* _Goal_:
Return the material exactly as supplied, apart from the pictures, which are omitted.

==================================================

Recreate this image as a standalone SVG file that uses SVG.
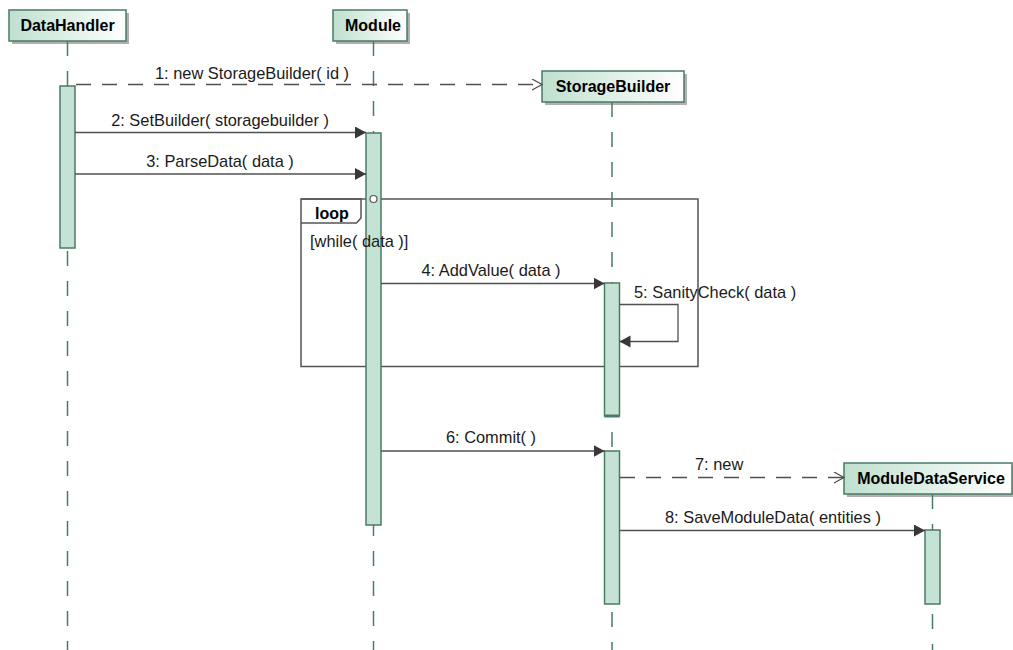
<svg xmlns="http://www.w3.org/2000/svg" width="1013" height="650" viewBox="0 0 1013 650">
  <style>
    text { font-family: "Liberation Sans", Arial, sans-serif; font-size: 16.4px; fill: #1a1a1a; }
    .title { font-weight: bold; font-size: 16px; fill: #000; }
    .head { fill: url(#headFill); stroke: #4b7b65; stroke-width: 1.5; }
    .shadow { fill: #b0b0b0; }
    .life { stroke: #4b7b65; stroke-width: 1.5; stroke-dasharray: 15 15; fill: none; }
    .act { fill: #c4e3d4; stroke: #4b7b65; stroke-width: 1.5; }
    .msg { stroke: #505050; stroke-width: 1.3; fill: none; marker-end: url(#solidHead); }
    .create { stroke: #505050; stroke-width: 1.3; fill: none; stroke-dasharray: 15 11; marker-end: url(#openHead); }
    .frame { stroke: #555; stroke-width: 1.5; fill: none; }
  </style>
  <defs>
    <linearGradient id="headFill" x1="0" y1="0" x2="1" y2="0">
      <stop offset="0" stop-color="#bfe0cf"/>
      <stop offset="1" stop-color="#ffffff"/>
    </linearGradient>
    <marker id="solidHead" markerUnits="userSpaceOnUse" markerWidth="13" markerHeight="13" refX="11" refY="6" orient="auto">
      <path d="M0,0 L11,6 L0,12 z" fill="#383838"/>
    </marker>
    <marker id="openHead" markerUnits="userSpaceOnUse" markerWidth="14" markerHeight="14" refX="11" refY="6" orient="auto">
      <path d="M1,0.5 L11,6 L1,11.5" fill="none" stroke="#505050" stroke-width="1.3"/>
    </marker>
  </defs>

  <rect width="1013" height="650" fill="#ffffff"/>

  <!-- combined fragment: loop (frame and tab) -->
  <g id="loop-fragment">
    <rect class="frame" x="301" y="199" width="397" height="167.5"/>
    <path class="frame" d="M301,199 L361,199 L361,218 L356.5,223 L301,223"/>
    <text class="title" x="315" y="219">loop</text>
  </g>

  <!-- lifeline: DataHandler -->
  <g id="DataHandler">
    <rect class="shadow" x="12" y="13" width="117" height="31"/>
    <rect class="head" x="9" y="10" width="117" height="31"/>
    <text class="title" x="67.5" y="31" text-anchor="middle">DataHandler</text>
    <line class="life" x1="67.5" y1="41" x2="67.5" y2="650"/>
    <rect class="act" x="60" y="86" width="15" height="162"/>
  </g>

  <!-- lifeline: Module -->
  <g id="Module">
    <rect class="shadow" x="336" y="13" width="74" height="31"/>
    <rect class="head" x="333" y="10" width="74" height="31"/>
    <text class="title" x="373" y="31" text-anchor="middle">Module</text>
    <line class="life" x1="373.5" y1="41" x2="373.5" y2="650"/>
    <rect class="act" x="366" y="133" width="15" height="392"/>
  </g>

  <!-- lifeline: StorageBuilder -->
  <g id="StorageBuilder">
    <rect class="shadow" x="545" y="74" width="142" height="31"/>
    <rect class="head" x="542" y="71" width="142" height="31"/>
    <text class="title" x="613" y="92" text-anchor="middle">StorageBuilder</text>
    <line class="life" x1="612" y1="102" x2="612" y2="650"/>
    <rect class="act" x="604.5" y="283" width="15" height="133"/>
    <line x1="604.5" y1="416" x2="619.5" y2="416" stroke="#4b7b65" stroke-width="3"/>
    <rect class="act" x="604.5" y="451" width="15" height="153"/>
  </g>

  <!-- lifeline: ModuleDataService -->
  <g id="ModuleDataService">
    <rect class="shadow" x="847" y="466" width="168" height="31"/>
    <rect class="head" x="844" y="463" width="168" height="31"/>
    <text class="title" x="931" y="484" text-anchor="middle">ModuleDataService</text>
    <line class="life" x1="932.5" y1="494" x2="932.5" y2="650"/>
    <rect class="act" x="925" y="530" width="15" height="74"/>
  </g>

  <!-- loop guard, drawn above the activation bar -->
  <text id="loop-guard" x="310" y="247">[while( data )]</text>

  <!-- messages -->
  <g id="connectors">
    <circle cx="373.5" cy="199" r="3.5" fill="#fff" stroke="#555" stroke-width="1.2"/>

    <line class="create" x1="76" y1="84.5" x2="542" y2="84.5"/>
    <text x="155" y="79">1: new StorageBuilder( id )</text>

    <line class="msg" x1="75" y1="132.5" x2="366" y2="132.5"/>
    <text x="220" y="126" text-anchor="middle">2: SetBuilder( storagebuilder )</text>

    <line class="msg" x1="75" y1="174" x2="366" y2="174"/>
    <text x="220" y="167" text-anchor="middle">3: ParseData( data )</text>

    <line class="msg" x1="381" y1="283.5" x2="604.5" y2="283.5"/>
    <text x="491" y="276" text-anchor="middle">4: AddValue( data )</text>

    <path class="msg" d="M619.5,304.5 L678,304.5 L678,341.5 L619.5,341.5"/>
    <text x="634" y="298">5: SanityCheck( data )</text>

    <line class="msg" x1="381" y1="451" x2="604.5" y2="451"/>
    <text x="491" y="443" text-anchor="middle">6: Commit( )</text>

    <line class="create" x1="620" y1="477.5" x2="844" y2="477.5"/>
    <text x="695" y="470">7: new</text>

    <line class="msg" x1="619.5" y1="530.5" x2="925" y2="530.5"/>
    <text x="665" y="523">8: SaveModuleData( entities )</text>
  </g>
</svg>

==================================================

* _Written answer_:
Recreate this image as a standalone SVG file that uses SVG.
<svg xmlns="http://www.w3.org/2000/svg" width="1013" height="650" viewBox="0 0 1013 650">
  <style>
    text { font-family: "Liberation Sans", Arial, sans-serif; font-size: 16.4px; fill: #1a1a1a; }
    .title { font-weight: bold; font-size: 16px; fill: #000; }
    .head { fill: url(#headFill); stroke: #4b7b65; stroke-width: 1.5; }
    .shadow { fill: #b0b0b0; }
    .life { stroke: #4b7b65; stroke-width: 1.5; stroke-dasharray: 15 15; fill: none; }
    .act { fill: #c4e3d4; stroke: #4b7b65; stroke-width: 1.5; }
    .msg { stroke: #505050; stroke-width: 1.3; fill: none; marker-end: url(#solidHead); }
    .create { stroke: #505050; stroke-width: 1.3; fill: none; stroke-dasharray: 15 11; marker-end: url(#openHead); }
    .frame { stroke: #555; stroke-width: 1.5; fill: none; }
  </style>
  <defs>
    <linearGradient id="headFill" x1="0" y1="0" x2="1" y2="0">
      <stop offset="0" stop-color="#bfe0cf"/>
      <stop offset="1" stop-color="#ffffff"/>
    </linearGradient>
    <marker id="solidHead" markerUnits="userSpaceOnUse" markerWidth="13" markerHeight="13" refX="11" refY="6" orient="auto">
      <path d="M0,0 L11,6 L0,12 z" fill="#383838"/>
    </marker>
    <marker id="openHead" markerUnits="userSpaceOnUse" markerWidth="14" markerHeight="14" refX="11" refY="6" orient="auto">
      <path d="M1,0.5 L11,6 L1,11.5" fill="none" stroke="#505050" stroke-width="1.3"/>
    </marker>
  </defs>

  <rect width="1013" height="650" fill="#ffffff"/>

  <!-- combined fragment: loop (frame and tab) -->
  <g id="loop-fragment">
    <rect class="frame" x="301" y="199" width="397" height="167.5"/>
    <path class="frame" d="M301,199 L361,199 L361,218 L356.5,223 L301,223"/>
    <text class="title" x="315" y="219">loop</text>
  </g>

  <!-- lifeline: DataHandler -->
  <g id="DataHandler">
    <rect class="shadow" x="12" y="13" width="117" height="31"/>
    <rect class="head" x="9" y="10" width="117" height="31"/>
    <text class="title" x="67.5" y="31" text-anchor="middle">DataHandler</text>
    <line class="life" x1="67.5" y1="41" x2="67.5" y2="650"/>
    <rect class="act" x="60" y="86" width="15" height="162"/>
  </g>

  <!-- lifeline: Module -->
  <g id="Module">
    <rect class="shadow" x="336" y="13" width="74" height="31"/>
    <rect class="head" x="333" y="10" width="74" height="31"/>
    <text class="title" x="373" y="31" text-anchor="middle">Module</text>
    <line class="life" x1="373.5" y1="41" x2="373.5" y2="650"/>
    <rect class="act" x="366" y="133" width="15" height="392"/>
  </g>

  <!-- lifeline: StorageBuilder -->
  <g id="StorageBuilder">
    <rect class="shadow" x="545" y="74" width="142" height="31"/>
    <rect class="head" x="542" y="71" width="142" height="31"/>
    <text class="title" x="613" y="92" text-anchor="middle">StorageBuilder</text>
    <line class="life" x1="612" y1="102" x2="612" y2="650"/>
    <rect class="act" x="604.5" y="283" width="15" height="133"/>
    <line x1="604.5" y1="416" x2="619.5" y2="416" stroke="#4b7b65" stroke-width="3"/>
    <rect class="act" x="604.5" y="451" width="15" height="153"/>
  </g>

  <!-- lifeline: ModuleDataService -->
  <g id="ModuleDataService">
    <rect class="shadow" x="847" y="466" width="168" height="31"/>
    <rect class="head" x="844" y="463" width="168" height="31"/>
    <text class="title" x="931" y="484" text-anchor="middle">ModuleDataService</text>
    <line class="life" x1="932.5" y1="494" x2="932.5" y2="650"/>
    <rect class="act" x="925" y="530" width="15" height="74"/>
  </g>

  <!-- loop guard, drawn above the activation bar -->
  <text id="loop-guard" x="310" y="247">[while( data )]</text>

  <!-- messages -->
  <g id="connectors">
    <circle cx="373.5" cy="199" r="3.5" fill="#fff" stroke="#555" stroke-width="1.2"/>

    <line class="create" x1="76" y1="84.5" x2="542" y2="84.5"/>
    <text x="155" y="79">1: new StorageBuilder( id )</text>

    <line class="msg" x1="75" y1="132.5" x2="366" y2="132.5"/>
    <text x="220" y="126" text-anchor="middle">2: SetBuilder( storagebuilder )</text>

    <line class="msg" x1="75" y1="174" x2="366" y2="174"/>
    <text x="220" y="167" text-anchor="middle">3: ParseData( data )</text>

    <line class="msg" x1="381" y1="283.5" x2="604.5" y2="283.5"/>
    <text x="491" y="276" text-anchor="middle">4: AddValue( data )</text>

    <path class="msg" d="M619.5,304.5 L678,304.5 L678,341.5 L619.5,341.5"/>
    <text x="634" y="298">5: SanityCheck( data )</text>

    <line class="msg" x1="381" y1="451" x2="604.5" y2="451"/>
    <text x="491" y="443" text-anchor="middle">6: Commit( )</text>

    <line class="create" x1="620" y1="477.5" x2="844" y2="477.5"/>
    <text x="695" y="470">7: new</text>

    <line class="msg" x1="619.5" y1="530.5" x2="925" y2="530.5"/>
    <text x="665" y="523">8: SaveModuleData( entities )</text>
  </g>
</svg>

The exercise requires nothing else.